I shrug. “Come on, Skeates, we’re only fifteen.”
“Being in Dachaigh House, a secure unit, with a Reporter on our case, and two charges of violence, Young Offenders is the next step. There’s nowhere else for us to go.”
I don’t like his downer. Right now even Emo would look chirpier than Skeates. I wonder about her for a moment. She would know what to say to the suits and I think she’d like my plan, which is to argue that I was defending a friend who had been attacked. I start to text her what’s happened but decide not to. I sneak a picture of Skeates with my phone and send it to her with the caption:
“I’m at the zoo.”
She replies right away:
“I love the monkey enclosure! Give him a banana”
“Why did you jump Cyclops if you knew what would happen?” I ask Skeates.
“His brother robbed my house the day you attacked me. He heard I was in hospital with concussion.”
“Concussion?”
He laughs, “Yeah, when you jumped me in physics I toppled off the stool and cracked ma napper on the flo
or.”
“No shit?”
He nods.
“Sorry like.”
“Sod it. I was being a dobber.”
“Too right you were,” I laugh.
“Back to now,” he says, “all they care about is putting us somewhere, anywhere, as long as they don’t hear from us again. We’re stuffed, Connor.”
I shrug again.
“They won’t send us to Young Offenders, we’re just kids.” I say this unconvincingly, now less sure. He gives me his stupid gullible look as I to try to persuade him otherwise, even though he has loads more experience of the law than me. “Prisons are full of crims and kids need direction, so they won’t send us to prison. Anyway, we have our lawyers.” I think, as I say that, how cool it sounds. Then I remember my drippy lawyer, Blair, and my confidence goes and my voice falters. “They’ll tell the panel all about us – you know all the stuff that makes us what we are? It isn’t our fault. We need help, not prison.”
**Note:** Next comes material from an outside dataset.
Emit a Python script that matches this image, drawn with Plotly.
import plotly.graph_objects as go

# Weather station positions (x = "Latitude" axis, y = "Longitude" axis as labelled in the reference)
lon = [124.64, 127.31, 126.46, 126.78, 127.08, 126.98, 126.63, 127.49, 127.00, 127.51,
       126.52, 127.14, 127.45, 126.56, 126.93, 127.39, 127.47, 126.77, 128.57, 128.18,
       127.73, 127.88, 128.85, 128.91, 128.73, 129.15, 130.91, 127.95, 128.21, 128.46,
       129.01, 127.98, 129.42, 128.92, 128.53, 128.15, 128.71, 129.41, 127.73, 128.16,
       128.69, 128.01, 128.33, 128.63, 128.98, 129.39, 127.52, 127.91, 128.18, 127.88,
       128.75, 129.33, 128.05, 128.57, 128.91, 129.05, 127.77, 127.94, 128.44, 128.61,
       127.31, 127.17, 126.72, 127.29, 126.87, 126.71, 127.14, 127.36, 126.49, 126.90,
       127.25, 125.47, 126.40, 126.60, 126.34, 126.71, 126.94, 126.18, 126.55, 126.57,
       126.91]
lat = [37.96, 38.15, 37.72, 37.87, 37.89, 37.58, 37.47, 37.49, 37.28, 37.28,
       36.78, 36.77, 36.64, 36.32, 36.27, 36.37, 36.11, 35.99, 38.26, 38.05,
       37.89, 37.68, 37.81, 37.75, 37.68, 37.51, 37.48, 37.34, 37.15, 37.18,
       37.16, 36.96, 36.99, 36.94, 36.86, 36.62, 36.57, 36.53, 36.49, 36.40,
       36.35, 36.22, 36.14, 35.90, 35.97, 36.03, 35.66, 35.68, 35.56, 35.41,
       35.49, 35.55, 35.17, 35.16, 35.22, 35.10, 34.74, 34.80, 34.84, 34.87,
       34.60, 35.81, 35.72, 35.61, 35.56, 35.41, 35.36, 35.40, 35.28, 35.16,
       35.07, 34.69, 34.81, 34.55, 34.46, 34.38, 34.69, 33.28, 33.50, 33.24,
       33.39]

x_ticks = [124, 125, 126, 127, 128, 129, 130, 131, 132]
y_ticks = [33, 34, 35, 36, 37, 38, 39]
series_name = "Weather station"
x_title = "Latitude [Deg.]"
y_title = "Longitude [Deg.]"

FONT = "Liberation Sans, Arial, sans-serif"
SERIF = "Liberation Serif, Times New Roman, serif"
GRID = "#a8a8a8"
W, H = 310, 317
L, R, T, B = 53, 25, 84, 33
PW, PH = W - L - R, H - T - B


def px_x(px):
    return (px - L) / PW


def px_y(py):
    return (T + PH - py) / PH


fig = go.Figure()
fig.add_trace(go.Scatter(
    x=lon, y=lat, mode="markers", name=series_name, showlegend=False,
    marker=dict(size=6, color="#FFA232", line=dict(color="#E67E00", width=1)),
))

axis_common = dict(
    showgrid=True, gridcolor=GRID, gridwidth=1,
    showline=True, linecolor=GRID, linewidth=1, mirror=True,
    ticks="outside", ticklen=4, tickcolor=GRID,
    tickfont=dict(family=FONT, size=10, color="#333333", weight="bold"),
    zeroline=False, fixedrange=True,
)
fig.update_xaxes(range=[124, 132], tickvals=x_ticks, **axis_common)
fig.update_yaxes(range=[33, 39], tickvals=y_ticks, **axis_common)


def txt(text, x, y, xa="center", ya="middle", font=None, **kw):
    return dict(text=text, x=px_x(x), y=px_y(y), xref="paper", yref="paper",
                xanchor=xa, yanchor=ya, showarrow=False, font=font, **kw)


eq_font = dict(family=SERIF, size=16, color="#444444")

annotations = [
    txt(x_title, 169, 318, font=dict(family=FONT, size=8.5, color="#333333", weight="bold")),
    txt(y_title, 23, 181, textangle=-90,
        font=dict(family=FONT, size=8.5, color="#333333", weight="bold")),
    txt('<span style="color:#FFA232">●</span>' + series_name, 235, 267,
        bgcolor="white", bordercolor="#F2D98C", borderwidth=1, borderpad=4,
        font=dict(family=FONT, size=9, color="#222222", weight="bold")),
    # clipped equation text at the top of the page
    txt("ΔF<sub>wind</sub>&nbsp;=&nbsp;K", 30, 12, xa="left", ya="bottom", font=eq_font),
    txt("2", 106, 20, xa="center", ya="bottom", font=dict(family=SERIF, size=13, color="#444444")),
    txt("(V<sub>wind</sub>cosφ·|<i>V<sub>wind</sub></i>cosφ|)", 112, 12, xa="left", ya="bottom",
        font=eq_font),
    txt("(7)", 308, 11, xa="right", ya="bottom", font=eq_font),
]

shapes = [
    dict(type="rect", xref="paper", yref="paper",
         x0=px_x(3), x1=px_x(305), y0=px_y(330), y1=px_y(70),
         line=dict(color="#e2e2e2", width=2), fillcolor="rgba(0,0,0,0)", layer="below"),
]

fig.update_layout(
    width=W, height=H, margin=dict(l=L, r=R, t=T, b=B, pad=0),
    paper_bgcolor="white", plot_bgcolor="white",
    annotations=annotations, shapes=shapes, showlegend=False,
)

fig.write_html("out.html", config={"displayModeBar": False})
He shakes his head and snorts. “It’s too late.” He looks me in the eyes. “You won’t last a second in a Young Offender Institute.”
I drop my head, hoping he’s wrong.
We sit in silence. I hate dwelling on bad shit so I say anything to keep the chat alive. Although my choice of subject isn’t too chirpy either. “Sorry about your dad.”
“Don’t be, the guy was a right roaster. I didn’t know him, he came and went when he felt like it. Beat my mum up and took whatever he wanted and left. Mum never talked about him, she never took his name or gave it to me, we moved around a lot. End of story.”
“Where’s your mum now?”
“I heard she was in Aberdeen. She left a few years ago; she took off bit by bit over a few years. One day she never returned. I don’t blame her. Anyway, she set me up with some money and paid the bills, at least until recently.”
A bus arrives and the driver chats with the security man at the desk. Elise, the same sexy uniformed lady that brought me here, follows him in. She waves hi and warm-smiles me again, and the two of them enter an office to do paperwork or have a cuppa.